Friendships are incredible. The deepest ones can be passionate, comforting, painful, heartbreaking, and fulfilling. Yet, we don’t have many words to describe the depth and complexity of friendship. We use words like, “best friend.” While there’s nothing wrong with that label per say, it sounds a little bit like a toddler pointing out his favorite stuffed animal. So, there are two new terms I want you to consider: “covenant” and “soul mate.”
Covenant is a “church-y” word, and if you say something about covenanted human relationships, most Christians will think: marriage. “Soul mate” is more of a secular term, and if you say something about soul mates, most people will think: romance. It’s unfortunate our application of the terms are so limited, and there are all kinds of ramifications of our exclusive usage (which I’ll write about at another time). Right now, however, I just want to tell you about what these words have to do with human relationships, not just married and romantic ones.

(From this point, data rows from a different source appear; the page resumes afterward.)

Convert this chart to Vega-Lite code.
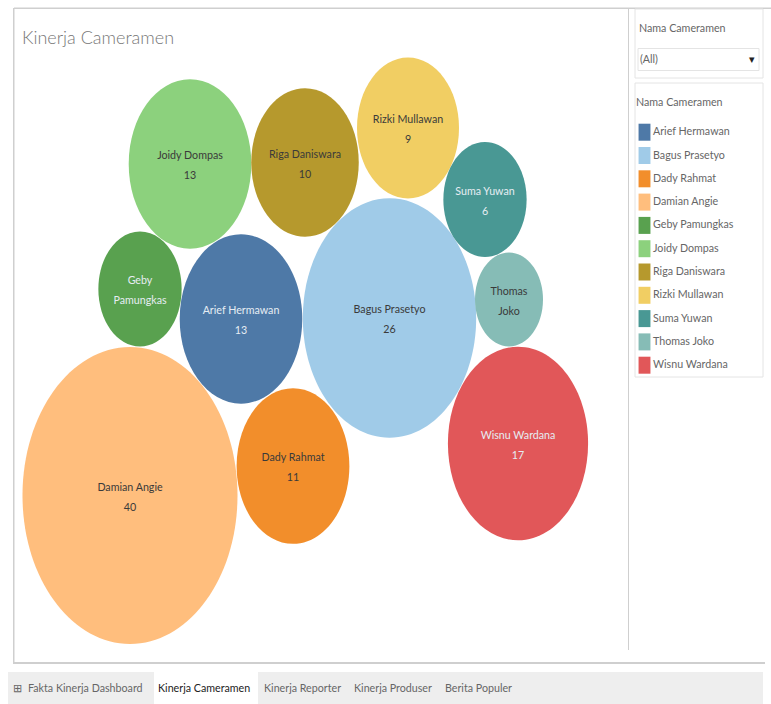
{
 "$schema":"https://vega.github.io/schema/vega-lite/v6.json",
 "width":771,"height":704,"padding":0,"autosize":{"type":"none"},
 "background":"#ffffff",
 "title":{"text":"Kinerja Cameramen","anchor":"start","frame":"group","dx":22,"offset":-48,"font":"Lato","fontSize":18,"fontWeight":300,"color":"#777777"},
 "config":{"view":{"stroke":null},"font":"Lato"},
 "datasets":{
  "bubbles":[
   {"name":"Arief Hermawan","count":13,"label":"Arief Hermawan|13","px":241,"py":319},
   {"name":"Bagus Prasetyo","count":26,"label":"Bagus Prasetyo|26","px":389.5,"py":318},
   {"name":"Dady Rahmat","count":11,"label":"Dady Rahmat|11","px":293,"py":466},
   {"name":"Damian Angie","count":40,"label":"Damian Angie|40","px":130,"py":495.5},
   {"name":"Geby Pamungkas","count":6,"label":"Geby|Pamungkas","px":140,"py":289},
   {"name":"Joidy Dompas","count":13,"label":"Joidy Dompas|13","px":190,"py":164},
   {"name":"Riga Daniswara","count":10,"label":"Riga Daniswara|10","px":305,"py":162.5},
   {"name":"Rizki Mullawan","count":9,"label":"Rizki Mullawan|9","px":408,"py":128},
   {"name":"Suma Yuwan","count":6,"label":"Suma Yuwan|6","px":485,"py":199.5},
   {"name":"Thomas Joko","count":4,"label":"Thomas|Joko","px":509,"py":299.5},
   {"name":"Wisnu Wardana","count":17,"label":"Wisnu Wardana|17","px":518,"py":443.5}
  ],
  "panels":[
   {"part":"tab bar","a":8,"b":763,"c":672,"d":704,"kind":"bar"},
   {"part":"active tab","a":154,"b":258,"c":672,"d":704,"kind":"active"},
   {"part":"top line","a":14,"b":771,"c":7.5,"d":9,"kind":"line"},
   {"part":"left line","a":13,"b":14.5,"c":8,"d":663,"kind":"line"},
   {"part":"bottom line","a":13,"b":765,"c":662,"d":664,"kind":"line"},
   {"part":"divider","a":628,"b":629,"c":8,"d":650,"kind":"line"}
  ],
  "boxes":[
   {"part":"filter panel","a":635,"b":763,"c":9,"d":78},
   {"part":"legend panel","a":635,"b":763,"c":83,"d":377},
   {"part":"dropdown","a":638,"b":759,"c":48.5,"d":70.5}
  ],
  "captions":[
   {"text":"Nama Cameramen","tx":639,"ty":29,"weight":"normal","shade":"other"},
   {"text":"(All)","tx":640,"ty":60,"weight":"normal","shade":"other"},
   {"text":"▾","tx":749,"ty":60,"weight":"normal","shade":"active"},
   {"text":"⊞","tx":13,"ty":689,"weight":"normal","shade":"other"},
   {"text":"Fakta Kinerja Dashboard","tx":28,"ty":689,"weight":"normal","shade":"other"},
   {"text":"Kinerja Cameramen","tx":158,"ty":689,"weight":"bold","shade":"active"},
   {"text":"Kinerja Reporter","tx":264,"ty":689,"weight":"normal","shade":"other"},
   {"text":"Kinerja Produser","tx":354,"ty":689,"weight":"normal","shade":"other"},
   {"text":"Berita Populer","tx":445,"ty":689,"weight":"normal","shade":"other"}
  ]
 },
 "layer":[
  {"data":{"name":"panels"},"mark":{"type":"rect"},
   "encoding":{
    "x":{"field":"a","type":"quantitative","scale":{"domain":[0,771],"nice":false,"zero":false},"axis":null},
    "x2":{"field":"b"},
    "y":{"field":"c","type":"quantitative","scale":{"domain":[704,0],"nice":false,"zero":false},"axis":null},
    "y2":{"field":"d"},
    "fill":{"field":"kind","type":"nominal","legend":null,"scale":{"domain":["bar","active","line"],"range":["#eeeeee","#ffffff","#cfcfcf"]}}
   }},
  {"data":{"name":"boxes"},"mark":{"type":"rect","fill":"#ffffff","stroke":"#e4e4e4","strokeWidth":1},
   "encoding":{
    "x":{"field":"a","type":"quantitative","axis":null},"x2":{"field":"b"},
    "y":{"field":"c","type":"quantitative","axis":null},"y2":{"field":"d"}
   }},
  {"data":{"name":"bubbles"},
   "mark":{"type":"point","filled":true,"opacity":1,"shape":"M-0.724,0A0.724,1,0,1,0,0.724,0A0.724,1,0,1,0,-0.724,0Z"},
   "encoding":{
    "x":{"field":"px","type":"quantitative","axis":null},
    "y":{"field":"py","type":"quantitative","axis":null},
    "size":{"field":"count","type":"quantitative","legend":null,"scale":{"domain":[0,40],"range":[0,88209],"zero":true}},
    "color":{"field":"name","type":"nominal",
     "scale":{"domain":["Arief Hermawan","Bagus Prasetyo","Dady Rahmat","Damian Angie","Geby Pamungkas","Joidy Dompas","Riga Daniswara","Rizki Mullawan","Suma Yuwan","Thomas Joko","Wisnu Wardana"],
      "range":["#4e79a7","#a0cbe8","#f28e2b","#ffbe7d","#59a14f","#8cd17d","#b6992d","#f1ce63","#499894","#86bcb6","#e15759"]},
     "legend":{"title":"Nama Cameramen","orient":"none","legendX":634,"legendY":96,"padding":2,
      "titleFont":"Lato","titleFontSize":10.7,"titleFontWeight":"normal","titleColor":"#666666","titlePadding":15,
      "labelFont":"Lato","labelFontSize":10.7,"labelColor":"#666666","labelOffset":0,"labelLimit":105,
      "symbolType":"M-0.7,-1H0.7V1H-0.7Z","symbolSize":289,"symbolOpacity":1,"symbolStrokeWidth":0,"rowPadding":6.3,"offset":0}}
   }},
  {"data":{"name":"bubbles"},
   "mark":{"type":"text","lineBreak":"|","lineHeight":20,"font":"Lato","fontSize":10.7,"baseline":"middle","align":"center","dy":-8},
   "encoding":{
    "x":{"field":"px","type":"quantitative","axis":null},
    "y":{"field":"py","type":"quantitative","axis":null},
    "text":{"field":"label","type":"nominal"},
    "color":{"condition":{"test":"indexof(['Arief Hermawan','Geby Pamungkas','Suma Yuwan','Wisnu Wardana'],datum.name)>=0","value":"#e6edf3"},"value":"#3a3a3a"}
   }},
  {"data":{"name":"captions"},
   "mark":{"type":"text","font":"Lato","fontSize":10.7,"baseline":"middle","align":"left"},
   "encoding":{
    "x":{"field":"tx","type":"quantitative","axis":null},
    "y":{"field":"ty","type":"quantitative","axis":null},
    "text":{"field":"text","type":"nominal"},
    "fontWeight":{"field":"weight","type":"nominal","legend":null,"scale":null},
    "color":{"condition":{"test":"datum.shade==='active'","value":"#222222"},"value":"#666666"}
   }}
 ]
}
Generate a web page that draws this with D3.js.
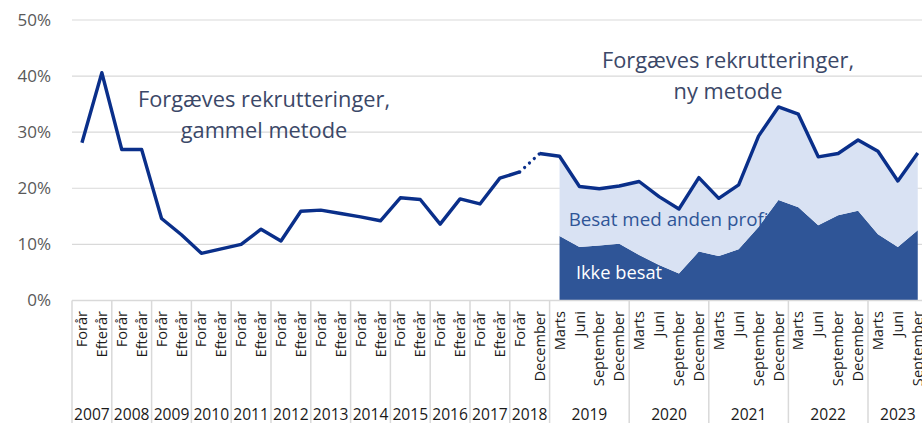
<!DOCTYPE html>
<html>
<head>
<meta charset="utf-8">
<script src="https://cdn.jsdelivr.net/npm/d3@7"></script>
<style>
  body { margin: 0; background: #fff; }
  svg { display: block; font-family: "Open Sans", "Noto Sans", sans-serif; }
</style>
</head>
<body>
<div id="chart"></div>
<script>
// year groups and the period labels inside each year
const years = ['2007','2008','2009','2010','2011','2012','2013','2014','2015','2016','2017','2018','2019','2020','2021','2022','2023'];
const yearPeriods = [
  ['Forår','Efterår'],['Forår','Efterår'],['Forår','Efterår'],['Forår','Efterår'],
  ['Forår','Efterår'],['Forår','Efterår'],['Forår','Efterår'],['Forår','Efterår'],
  ['Forår','Efterår'],['Forår','Efterår'],['Forår','Efterår'],
  ['Forår','December'],
  ['Marts','Juni','September','December'],['Marts','Juni','September','December'],
  ['Marts','Juni','September','December'],['Marts','Juni','September','December'],
  ['Marts','Juni','September']
];

// gammel metode, 2007 Forår .. 2018 Forår (%)
const oldMethod = [28.1, 40.6, 26.9, 26.9, 14.6, 11.7, 8.4, 9.2, 10.0, 12.7, 10.6, 15.9,
  16.1, 15.5, 14.9, 14.2, 18.3, 18.0, 13.6, 18.1, 17.2, 21.8, 22.9];
// ny metode, 2018 December .. 2023 September (%)
const newMethod = [26.2, 25.7, 20.3, 19.9, 20.4, 21.2, 18.5, 16.3, 21.9, 18.2, 20.6, 29.3,
  34.5, 33.2, 25.6, 26.2, 28.6, 26.6, 21.3, 26.3];
// stacked parts, 2019 Marts .. 2023 September (%)
const ikkeBesat = [11.5, 9.5, 9.8, 10.1, 8.1, 6.3, 4.8, 8.7, 7.9, 9.1, 13.1, 17.9, 16.6,
  13.4, 15.2, 16.0, 11.8, 9.5, 12.5];
const besatAnden = [14.2, 10.8, 10.1, 10.3, 13.1, 12.2, 11.5, 13.2, 10.3, 11.5, 16.2, 16.6,
  16.6, 12.2, 11.0, 12.6, 14.8, 11.8, 13.8];
const yTicks = [0, 10, 20, 30, 40, 50];

const main = () => {
  const width = 922, height = 423;
  const plot = { left: 72, top: 20, bottom: 300.4, catWidth: 19.9 };

  // flatten categories
  const cats = [];
  years.forEach((yr, gi) => yearPeriods[gi].forEach((p, j) => cats.push({ key: `${yr}-${j}`, year: yr, label: p })));

  const x = d3.scaleBand()
    .domain(cats.map(d => d.key))
    .range([plot.left, plot.left + cats.length * plot.catWidth])
    .padding(0);
  const cx = k => x(k) + x.bandwidth() / 2;
  const y = d3.scaleLinear().domain([0, 50]).range([plot.bottom, plot.top]);

  const svg = d3.select('#chart').append('svg')
    .attr('width', width).attr('height', height);

  // gridlines
  svg.append('g').selectAll('line.grid')
    .data(yTicks.filter(t => t > 0))
    .join('line')
    .attr('class', 'grid')
    .attr('x1', plot.left).attr('x2', width)
    .attr('y1', d => y(d)).attr('y2', d => y(d))
    .attr('stroke', '#d9d9d9').attr('stroke-width', 1.2);

  // y labels
  svg.append('g').selectAll('text.ytick')
    .data(yTicks)
    .join('text')
    .attr('class', 'ytick')
    .attr('x', 51).attr('y', d => y(d))
    .attr('dy', '0.35em')
    .attr('text-anchor', 'end')
    .attr('font-size', 17)
    .attr('fill', '#595959')
    .text(d => `${d}%`);

  // stacked area (ny metode split)
  const areaCats = cats.slice(cats.length - ikkeBesat.length);
  const stackRows = areaCats.map((c, i) => ({ key: c.key, ikke: ikkeBesat[i], besat: besatAnden[i] }));
  const series = d3.stack().keys(['ikke', 'besat'])(stackRows);
  const area = d3.area()
    .x(d => cx(d.data.key))
    .y0(d => y(d[0]))
    .y1(d => y(d[1]));
  const areaColors = { ikke: '#2f5597', besat: '#d9e2f3' };
  svg.append('g').selectAll('path.area')
    .data(series)
    .join('path')
    .attr('class', 'area')
    .attr('d', area)
    .attr('fill', d => areaColors[d.key]);

  // x axis line
  svg.append('line')
    .attr('x1', plot.left).attr('x2', width)
    .attr('y1', plot.bottom).attr('y2', plot.bottom)
    .attr('stroke', '#d9d9d9').attr('stroke-width', 1.5);

  // lines
  const line = d3.line().x(d => cx(d.key)).y(d => y(d.v));
  const oldPts = oldMethod.map((v, i) => ({ key: cats[i].key, v }));
  const newStart = cats.length - newMethod.length;
  const newPts = newMethod.map((v, i) => ({ key: cats[newStart + i].key, v }));
  const lineColor = '#0a2f8a';

  svg.append('path').attr('d', line(oldPts))
    .attr('fill', 'none').attr('stroke', lineColor).attr('stroke-width', 3.4)
    .attr('stroke-linejoin', 'round');
  svg.append('path').attr('d', line(newPts))
    .attr('fill', 'none').attr('stroke', lineColor).attr('stroke-width', 3.4)
    .attr('stroke-linejoin', 'round');
  // dotted link between methods
  svg.append('path').attr('d', line([oldPts[oldPts.length - 1], newPts[0]]))
    .attr('fill', 'none').attr('stroke', lineColor).attr('stroke-width', 3.2)
    .attr('stroke-linecap', 'round').attr('stroke-dasharray', '0.1,6.5');

  // annotations
  const noteColor = '#3b4868';
  const notes = svg.append('g').attr('font-size', 21.8).attr('fill', noteColor).attr('text-anchor', 'middle');
  notes.append('text').attr('x', 264).attr('y', 107).text('Forgæves rekrutteringer,');
  notes.append('text').attr('x', 264).attr('y', 138).text('gammel metode');
  notes.append('text').attr('x', 728).attr('y', 68).text('Forgæves rekrutteringer,');
  notes.append('text').attr('x', 728).attr('y', 99).text('ny metode');

  svg.append('text').attr('x', 671).attr('y', 226).attr('text-anchor', 'middle')
    .attr('font-size', 18.8).attr('fill', '#2f5597').text('Besat med anden profil');
  svg.append('text').attr('x', 619).attr('y', 279).attr('text-anchor', 'middle')
    .attr('font-size', 18.3).attr('fill', '#ffffff').text('Ikke besat');

  // category axis: period labels rotated
  const axis = svg.append('g');
  axis.selectAll('text.period')
    .data(cats)
    .join('text')
    .attr('class', 'period')
    .attr('transform', d => `translate(${cx(d.key)},311) rotate(-90)`)
    .attr('text-anchor', 'end')
    .attr('dy', '0.35em')
    .attr('font-size', 14.6)
    .attr('fill', '#1a1a1a')
    .text(d => d.label);

  // year groups
  let acc = 0;
  const groups = years.map((yr, gi) => {
    const first = cats[acc].key;
    const last = cats[acc + yearPeriods[gi].length - 1].key;
    acc += yearPeriods[gi].length;
    return { year: yr, x0: x(first), x1: x(last) + x.bandwidth() };
  });

  axis.selectAll('line.sep')
    .data(groups)
    .join('line')
    .attr('class', 'sep')
    .attr('x1', d => d.x0).attr('x2', d => d.x0)
    .attr('y1', plot.bottom).attr('y2', height)
    .attr('stroke', '#d9d9d9').attr('stroke-width', 1.5);

  axis.selectAll('text.year')
    .data(groups)
    .join('text')
    .attr('class', 'year')
    .attr('x', d => (d.x0 + d.x1) / 2)
    .attr('y', 419.5)
    .attr('text-anchor', 'middle')
    .attr('font-size', 15.6)
    .attr('fill', '#1a1a1a')
    .text(d => d.year);
};

main();
</script>
</body>
</html>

For as much as little as you might hear about it, the Bible actually depicts many painfully beautiful friendships. And, as hesitant as I sometimes am to quote the Bible, this is one area where I feel (relatively) confident. I was recently reminded of the Bible’s displays of passionate friendship when my interim pastor preached a sermon on David and Jonathan. The author of 1 Samuel writes, “The soul of Jonathan was knit to the soul of David, and Jonathan loved him as his own soul… then Jonathan made a covenant with David, because he loved him as his own soul.” Now that is powerful language: knit to the soul… loved him as his own soul… made a covenant (a vow or promise). We don’t usually talk about friendship in those terms.
There are many other Biblical examples of two humans making an incredible commitment to one another. One of the most powerful is that of Ruth, the widow who chooses to leave her homeland to follow her mother-in-law, Naomi. Despite Naomi’s insistence otherwise, Ruth refuses to leave her: “Do not urge me to leave you or to return from following you. For where you go I will go, and where you lodge I will lodge. Your people shall be my people, and your God my God. Where you die I will die, and there will I be buried. May the Lord do so to me and more also if anything but death parts me from you.” Can you imagine someone in our time making that kind of commitment? I can, actually… but we don’t expect it, so we rarely give it the opportunity to happen. Even when we are a witness to it, we don’t often recognize it as such.
If the Biblical examples are turning you off, I promise I’ll get to a secular one next–but here’s just one more. Read most any of Paul’s letters, and notice how often he talks of his love and longing for his Christian brothers and sisters (his friends, his community). He writes to Timothy, “I thank God whom I serve, as did my ancestors, with a clear conscience, as I remember you constantly in my prayers night and day. As I remember your tears, I long to see you, that I may be filled with joy.” His writings emanate a depth of care and relationship to which our current typical language and treatment of friendship just can’t compare.
I’m not sure why we don’t pay much attention to these aspects of the Bible–or, at least, why we pay relatively little attention to these aspects in comparison to others (like the “marriage covenant”). But this lopsided approach doesn’t just happen in Christian circles; it happens in secular circles, too. Which is why I really enjoyed reading this Huffington Post piece, Don’t Marry Your Soul Mate. Not only is it a thoughtful, healthful approach to marriage, I so appreciate when writer Brooke Hampton points out that we meet soul mates in a variety of contexts and relationships. She writes that soul mates are…
“Souls matched perfectly with ours to help us grow. Our soul mate or mates aren’t always meant to be our lovers. I think this is really important for all of us to understand. As a culture we seem to struggle with understanding deep relationships that aren’t sexual or unions that aren’t romantic, but have a greater purpose. Any deep connection sensed between two people is meant to become romantic, right? No. There are all kinds of connections in this wild life. I believe soul mates exist and they will show up in each life when you need them.”
Amen, amen, amen! After I read this article, I saw the friend who had originally sent it to me. I expressed my delight in the article, saying, “I love that she said that there are all kinds of soul mates–because, you know, I think you and I are soul mates.” She nodded knowingly (she sent me the article, after all!). You know it when you’ve met a soul mate. The question is whether you’re willing to buck the norm and explore that relationship and all its potential for joy and pain and growth.
As you contemplate and engage in your closest friendships, challenge yourself to think about them as having a historic Biblical basis and a soul-mated purpose set to them from the beginning of time. Notice how this mindset changes things. Your life will be all the richer and more interesting for it.